GR: Like the indie bands getting big record deals, did you ever have anything like multiple novel deals, etc. come your way?
A: I got taken out to lunch a few times by the big guns. I had a scheme in which I’d secure their interest, then use it to entice a large independent to take me on instead. Like all such intrigues, it ended up a total mess with no one satisfied.
GR: What’s your opinion of the giant zine scene today?
A: I assume you are being sarcastic. Or maybe you’re referring to artist monographs, which are incorrectly being called zines. A wide variety of printed material qualifies, but not these. Still, I have to take the high road, because otherwise I get too low. I just think fanzines are cool, and I believe that the best time to do them is now. Let’s not underestimate the power of cool. What’s the alternative? Have you looked at the mainstream lately? More than ever, the phrase “death culture” seems appropriate. It’s actually sickening.
GR: I sway with the times. You’re right, they’re not all zines, but “zine fests” are now gigantic with thousands of people who are willing to show up and spend on these “monographs.” Are you attending any of this? I believe New York must have these.

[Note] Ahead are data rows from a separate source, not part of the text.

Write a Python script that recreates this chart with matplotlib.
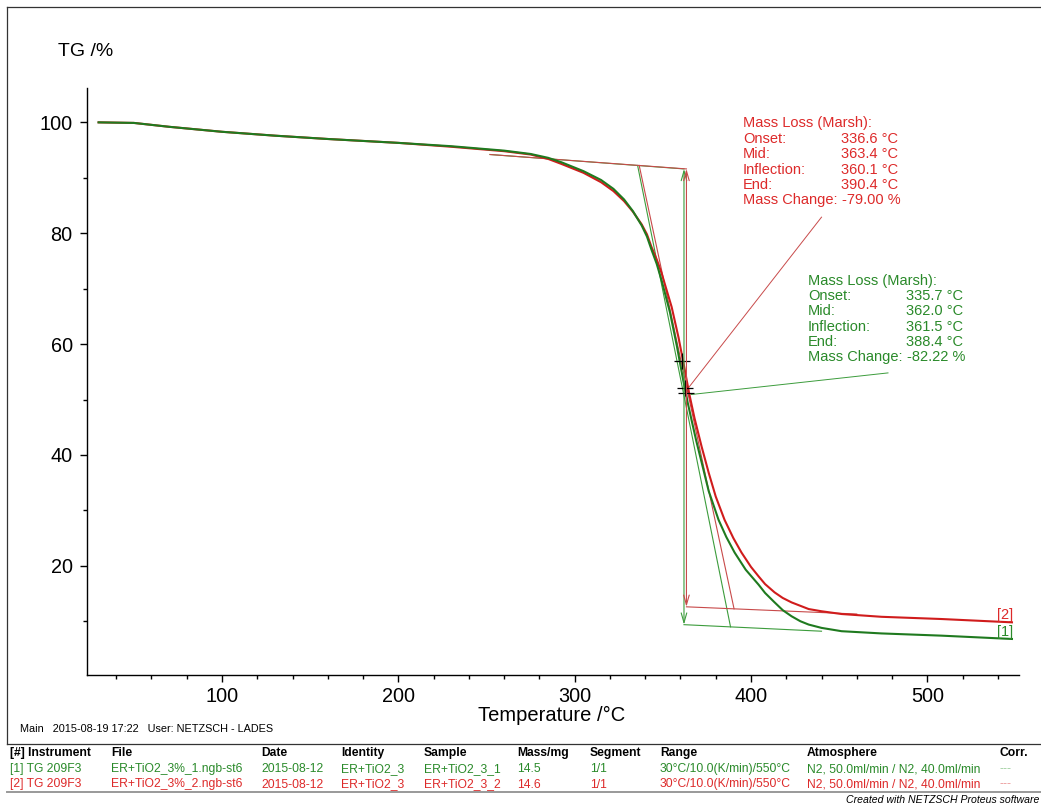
import numpy as np
import matplotlib
matplotlib.use('Agg')
import matplotlib.pyplot as plt
from matplotlib.lines import Line2D
from matplotlib.ticker import MultipleLocator

# TG curves: [1] green, [2] red
temp_1 = [30, 50, 70, 100, 130, 160, 200, 230, 260, 275, 285, 292.5, 305, 315, 322, 328, 333, 338, 341,
          343.6, 346.5, 349.3, 354, 358, 361.5, 364, 366.5, 369, 371.9, 376, 381.6, 386, 390.7, 397,
          404.3, 408, 413.4, 418, 423, 428, 432.7, 440, 451.4, 474, 508, 548]
tg_1 = [100.0, 99.9, 99.2, 98.3, 97.6, 97.0, 96.3, 95.7, 94.9, 94.3, 93.6, 92.8, 91.2, 89.6, 88.0, 86.1, 84.0, 81.4, 79.4,
        77.0, 74.5, 71.5, 65.8, 59.6, 53.6, 49.6, 46.0, 42.5, 38.8, 33.5, 28.3, 25.2, 22.4, 19.3,
        16.6, 15.1, 13.4, 12.0, 10.9, 10.0, 9.4, 8.8, 8.2, 7.8, 7.4, 6.8]

temp_2 = [30, 50, 70, 100, 130, 160, 200, 230, 260, 275, 285, 292.5, 305, 315, 322, 328, 333, 338, 341,
          343.6, 346.5, 349.3, 355, 358.9, 362.3, 365, 368, 372, 376, 380, 385, 390, 394.6, 400,
          404.3, 408, 413.4, 418, 423, 432.7, 440, 451.4, 474, 508, 548]
tg_2 = [100.0, 99.9, 99.2, 98.3, 97.6, 97.0, 96.3, 95.6, 94.8, 94.2, 93.4, 92.5, 90.9, 89.2, 87.6, 85.8, 83.9, 81.6, 79.8,
        77.5, 75.3, 72.8, 66.7, 61.2, 55.6, 51.0, 46.6, 41.5, 36.8, 32.5, 28.3, 25.0, 22.4, 19.8,
        18.1, 16.7, 15.2, 14.2, 13.4, 12.2, 11.8, 11.3, 10.8, 10.4, 9.8]

# Marsh evaluation results, index 0 -> [1], index 1 -> [2]
onset = [335.7, 336.6]
mid = [362.0, 363.4]
inflection = [361.5, 360.1]
end = [388.4, 390.4]
mass_change = [-82.22, -79.00]
step_top = [91.6, 91.6]
base_top_start = [252, 94.2]          # x, y where upper tangent starts
base_low_end = [[440, 8.2], [460, 11.3]]
leader_from = [[366.0, 50.9], [365.0, 52.3]]
leader_to = [[477.7, 54.8], [440.0, 82.9]]
text_pos = [[432.3, 71.46], [395.4, 99.8]]
cross_x = [361.0, 362.3, 363.2]
cross_y = [57.0, 52.1, 51.2]

row_labels = ["Mass Loss (Marsh):", "Onset:", "Mid:", "Inflection:", "End:", "Mass Change:"]

table_head = ["[#] Instrument", "File", "Date", "Identity", "Sample", "Mass/mg", "Segment", "Range", "Atmosphere", "Corr."]
table_rows = [
    ["[1] TG 209F3", "ER+TiO2_3%_1.ngb-st6", "2015-08-12", "ER+TiO2_3", "ER+TiO2_3_1", "14.5", "1/1",
     "30°C/10.0(K/min)/550°C", "N2, 50.0ml/min / N2, 40.0ml/min", "---"],
    ["[2] TG 209F3", "ER+TiO2_3%_2.ngb-st6", "2015-08-12", "ER+TiO2_3", "ER+TiO2_3_2", "14.6", "1/1",
     "30°C/10.0(K/min)/550°C", "N2, 50.0ml/min / N2, 40.0ml/min", "---"],
]
col_x = [10, 111, 261, 341, 424, 517, 590, 660, 807, 1000]

green = '#1f7a1f'
red = '#d01c1c'
green_txt = '#2a8a2a'
red_txt = '#dd2a2a'
green_thin = '#3c9c3c'
red_thin = '#c84a4a'

plt.rcParams['font.family'] = ['Liberation Sans', 'DejaVu Sans']

W, H = 1041, 807
fig = plt.figure(figsize=(W / 100, H / 100), dpi=100)
ax = fig.add_axes([87.3 / W, 1 - 675 / H, (1019 - 87.3) / W, (675 - 88) / H])

for i, (t, g, c, ct) in enumerate([(temp_1, tg_1, green, green_thin), (temp_2, tg_2, red, red_thin)]):
    # upper baseline and vertical step arrow
    top = step_top[i]
    low = top + mass_change[i]
    slope_top = (top - base_top_start[1]) / (mid[i] - base_top_start[0])
    ax.plot([base_top_start[0], mid[i]], [base_top_start[1], top], color=ct, lw=0.8)
    ax.annotate('', xy=(mid[i], low), xytext=(mid[i], top),
                arrowprops=dict(arrowstyle='<->,head_length=0.7,head_width=0.2', color=ct, lw=0.8,
                                shrinkA=0, shrinkB=0))
    # lower baseline
    bx, by = base_low_end[i]
    slope_low = (by - low) / (bx - mid[i])
    ax.plot([mid[i], bx], [low, by], color=ct, lw=0.8)
    # tangent from onset to end
    y_on = top + slope_top * (onset[i] - mid[i])
    y_end = low + slope_low * (end[i] - mid[i])
    ax.plot([onset[i], end[i]], [y_on, y_end], color=ct, lw=0.8)
    # leader line
    ax.plot([leader_from[i][0], leader_to[i][0]], [leader_from[i][1], leader_to[i][1]], color=ct, lw=0.7)

ax.plot(temp_2, tg_2, color=red, lw=1.5)
ax.plot(temp_1, tg_1, color=green, lw=1.5)

ax.plot(cross_x, cross_y, '+', color='black', ms=11, mew=0.9)

# result texts
dy = 15.4 / 5.55
for i, col in enumerate([green_txt, red_txt]):
    x0, y0 = text_pos[i]
    vals = ["", f"{onset[i]:.1f} °C", f"{mid[i]:.1f} °C", f"{inflection[i]:.1f} °C",
            f"{end[i]:.1f} °C", f"{mass_change[i]:.2f} %"]
    for k, lab in enumerate(row_labels):
        y = y0 - k * dy
        ax.text(x0, y, lab, color=col, fontsize=10.5, va='center', ha='left')
        if vals[k]:
            xv = x0 + 55.5 if k < 5 else x0 + 56.2
            ax.text(xv, y, vals[k], color=col, fontsize=10.5, va='center', ha='left')

ax.text(548.9, tg_2[-1], "[2]", color=red_txt, fontsize=10.5, ha='right', va='bottom')
ax.text(548.9, tg_1[-1], "[1]", color=green_txt, fontsize=10.5, ha='right', va='bottom')

ax.set_xlim(23.6, 552)
ax.set_ylim(0.3, 106.2)
ax.xaxis.set_major_locator(MultipleLocator(100))
ax.xaxis.set_minor_locator(MultipleLocator(20))
ax.yaxis.set_major_locator(MultipleLocator(20))
ax.yaxis.set_minor_locator(MultipleLocator(10))
ax.set_yticks([20, 40, 60, 80, 100])
ax.spines['top'].set_visible(False)
ax.spines['right'].set_visible(False)
for s in ['left', 'bottom']:
    ax.spines[s].set_linewidth(1.0)
ax.tick_params(axis='both', which='major', direction='out', length=5, width=1, labelsize=14.3)
ax.tick_params(axis='both', which='minor', direction='out', length=3, width=1)
ax.tick_params(axis='x', which='major', pad=4)
ax.tick_params(axis='y', which='major', pad=5.5)

ax.set_xlabel("Temperature /°C", fontsize=14.5)
ax.xaxis.set_label_coords(0.4985, -0.052)
fig.text(58 / W, 1 - 52 / H, "TG /%", fontsize=14, va='center', ha='left')


def fx(x):
    return x / W


def fy(y):
    return 1 - y / H


# frame and table lines
fig.add_artist(Line2D([fx(7), fx(7)], [fy(7), fy(744)], color='#333333', lw=0.9))
fig.add_artist(Line2D([fx(7), fx(1041)], [fy(7), fy(7)], color='#333333', lw=0.9))
fig.add_artist(Line2D([fx(7), fx(1041)], [fy(744), fy(744)], color='#333333', lw=0.9))
fig.add_artist(Line2D([fx(7), fx(1041)], [fy(792), fy(792)], color='#999999', lw=1.4))

fig.text(fx(20), fy(729), "Main   2015-08-19 17:22   User: NETZSCH - LADES", fontsize=7.8, va='center')
for j, h in enumerate(table_head):
    fig.text(fx(col_x[j]), fy(753), h, fontsize=8.7, fontweight='bold', va='center')
for r, (row, col, light) in enumerate(zip(table_rows, [green_txt, red_txt], ['#9fcf9f', '#eb9a9a'])):
    for j, v in enumerate(row):
        fig.text(fx(col_x[j]), fy(769 + 15.5 * r), v, fontsize=8.7, va='center',
                 color=light if j == len(row) - 1 else col)
fig.text(fx(1039), fy(800), "Created with NETZSCH Proteus software", fontsize=7.6, style='italic',
         va='center', ha='right')

fig.savefig('out.png', dpi=100)
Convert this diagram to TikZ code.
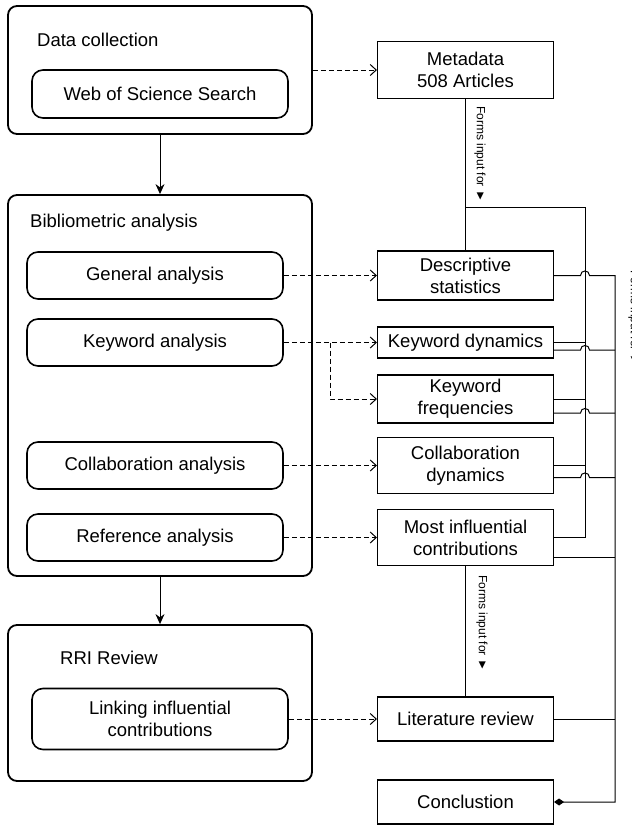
\documentclass[tikz,border=0pt]{standalone}
\usepackage{fontspec}
\setmainfont{Liberation Sans}
\usetikzlibrary{arrows.meta}

\begin{document}
\begin{tikzpicture}[x=1pt, y=-1pt,
  every node/.style={font=\fontsize{18.5}{22}\selectfont, align=center, inner sep=0pt},
  grp/.style={draw, line width=1.8pt, rounded corners=9pt, minimum width=304pt},
  sub/.style={draw, line width=1.6pt, rounded corners=11pt, minimum width=256pt},
  res/.style={draw, line width=1.1pt, minimum width=176pt},
  title/.style={anchor=west},
  small/.style={font=\fontsize{12}{14}\selectfont, rotate=-90, anchor=west},
  wire/.style={line width=1pt},
  flow/.style={line width=1pt, -{Stealth[length=10pt,width=9pt]}},
  dashto/.style={line width=1pt, dash pattern=on 5pt off 3pt, -{Straight Barb[length=6pt,width=11pt]}}]

  \useasboundingbox (0,0) rectangle (632,825);

  % left column
  \node[grp, minimum height=128pt] (dcol) at (160,70) {};
  \node[title] (dcoltxt) at (37,40) {Data collection};
  \node[sub, minimum height=48pt] (wos) at (160,94) {Web of Science Search};

  \node[grp, minimum height=381pt] (bib) at (160,385.5) {};
  \node[title] (bibtxt) at (30,223) {Bibliometric analysis};
  \node[sub, minimum height=47pt] (gen) at (155,275.5) {General analysis};
  \node[sub, minimum height=47pt] (kwa) at (155,342.5) {Keyword analysis};
  \node[sub, minimum height=47pt] (cola) at (155,465.5) {Collaboration analysis};
  \node[sub, minimum height=47pt] (refa) at (155,537.5) {Reference analysis};

  \node[grp, minimum height=156pt] (rri) at (160,703) {};
  \node[title] (rritxt) at (60,658) {RRI Review};
  \node[sub, minimum height=61pt] (link) at (160,719) {Linking influential\\contributions};

  % right column
  \node[res, minimum height=57pt] (meta) at (465.5,70) {Metadata\\508 Articles};
  \node[res, minimum height=49pt] (dstat) at (465.5,275.5) {Descriptive\\statistics};
  \node[res, minimum height=31pt] (kdyn) at (465.5,342.5) {Keyword dynamics};
  \node[res, minimum height=48pt] (kfreq) at (465.5,399) {Keyword\\frequencies};
  \node[res, minimum height=56pt] (cdyn) at (465.5,465.5) {Collaboration\\dynamics};
  \node[res, minimum height=56pt] (mic) at (465.5,537.5) {Most influential\\contributions};
  \node[res, minimum height=44pt] (lit) at (465.5,719) {Literature review};
  \node[res, minimum height=44pt] (concl) at (465.5,802) {Conclustion};

  \node[small] (in1) at (480,106) {Forms input for ►};
  \node[small] (in2) at (482,575) {Forms input for ►};
  \node[small] (in3) at (634,270) {Forms input for ►};

  \coordinate (busA) at (585,207);
  \coordinate (busB) at (615,275);
  \coordinate (hl) at (580.5,0);
  \coordinate (hr) at (589.5,0);
  \coordinate (kbr) at (330,0);

  % main flow
  \draw[flow] (dcol.south) -- (bib.north);
  \draw[flow] (bib.south) -- (rri.north);

  % outputs
  \draw[dashto] (dcol.east) -- (meta.west);
  \draw[dashto] (gen.east) -- (dstat.west);
  \draw[dashto] (kwa.east) -- (kdyn.west);
  \draw[dashto] (kwa.east -| kbr) -- (kfreq.west -| kbr) -- (kfreq.west);
  \draw[dashto] (cola.east) -- (cdyn.west);
  \draw[dashto] (refa.east) -- (mic.west);
  \draw[dashto] (link.east) -- (lit.west);

  % inputs
  \draw[wire] (meta.south) -- (dstat.north);
  \draw[wire] (meta.south |- busA) -- (busA) -- (busA |- mic.east) -- (mic.east);
  \draw[wire] (mic.south) -- (lit.north);
  \draw[wire] (kdyn.east) -- (kdyn.east -| busA);
  \draw[wire] (kfreq.east) -- (kfreq.east -| busA);
  \draw[wire] (cdyn.east) -- (cdyn.east -| busA);

  \draw[wire, -{Diamond[length=10pt,width=7pt]}] (dstat.east) -- (dstat.east -| hl)
    .. controls +(0,-6) and +(0,-6) .. (dstat.east -| hr) -- (dstat.east -| busB)
    -- (busB |- concl.east) -- (concl.east);
  \draw[wire] ([yshift=-7.5pt]kdyn.east) coordinate (kd2) -- (kd2 -| hl)
    .. controls +(0,-6) and +(0,-6) .. (kd2 -| hr) -- (kd2 -| busB);
  \draw[wire] ([yshift=-14pt]kfreq.east) coordinate (kf2) -- (kf2 -| hl)
    .. controls +(0,-6) and +(0,-6) .. (kf2 -| hr) -- (kf2 -| busB);
  \draw[wire] ([yshift=-12pt]cdyn.east) coordinate (cd2) -- (cd2 -| hl)
    .. controls +(0,-6) and +(0,-6) .. (cd2 -| hr) -- (cd2 -| busB);
  \draw[wire] ([yshift=-20pt]mic.east) coordinate (mc2) -- (mc2 -| busB);
  \draw[wire] (lit.east) -- (lit.east -| busB);
\end{tikzpicture}
\end{document}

A: I laugh about it publicly while crying about it privately.
GR: Do you enjoy the smallish zine nostalgia? I hear small chatter about zines from the 90s. I also wonder if you think anything more will happen for “us” zine makers with the growing nostalgia? I see punk rock being beginning to be celebrated commercially for perhaps it’s lowest common denominator—it’s aesthetics.
A: A lot of your questions are framed in terms of a divide between now and then, or technology versus the traditional ways. But that’s more about you than it is me. You’re projecting, which is fine, but it doesn’t quite apply. I’m a pretty consistent guy, and it’s been pretty steady for me all the way through. I like the old stuff, I like the new stuff too. I even like nostalgia. And punk aesthetics? I love ‘em! That’s a fact.
GR: I think I create a line because I’ve spent a lot of time moving forward instead of being more excited about my past. Maybe it’s a coping mechanism for no longer publishing. So there is an “after publishing” period where there’s a line. I never thought of it, but there it is.
A: The past is interesting. There’s such a stigma about dwelling in it, and yet, we didn’t get to enjoy it the first time around because we were so worried. Anyway, I doubt your publishing days are completely in the rear-view mirror.
GR: Ever see the “collectors” market for zines? The Oakland Museum of California paid $60 for a “first printing” of Giant Robot 1 (it was in fact the larger 2nd printing). I would have just handed them a reprinted copy for free.
A: For a copy of Cometbus #1 I’d charge a lot more than that. Or for a copy of your anti-Japanese school mag! It is sad though to lose money in order to make something affordable, only to watch some jerk turn a huge profit off of it. But we absolutely have to disconnect ourselves from worrying about the marketplace. We have to. And we absolutely have to try to remain moral and just in spite of it all.
GR: What’s the hardest part of doing a zine today?
A: Every part of it is hard. You’ve caught me at a bad time for that question. I just finished an issue, and it fucking killed me, flat out. I’m dead.
GR: What’s your take on the rise of the blogs? Has any electronic medium ever been of interest?
A: The who?
GR: So what are your indulgences? I can picture you watching cable TV and surfing the net.
A: We as a people need to return to the idea that some things are not worth talking about.
GR: How about your outside businesses? Do you talk about that? I remember that was something you were hush about for some reason or another. I remember trying to find your outdoor business when I was in Brooklyn many years ago.
A: I’ve never talked much in print about my jobs. Or my relationships. Or my bands. Or where I go to write, and where I go to eat. For someone with a reputation for revealing things, I’m a fairly private guy. People stop by my work wanting to talk, and I think, “Would I interrupt you at your job?” Though they mean well, I know.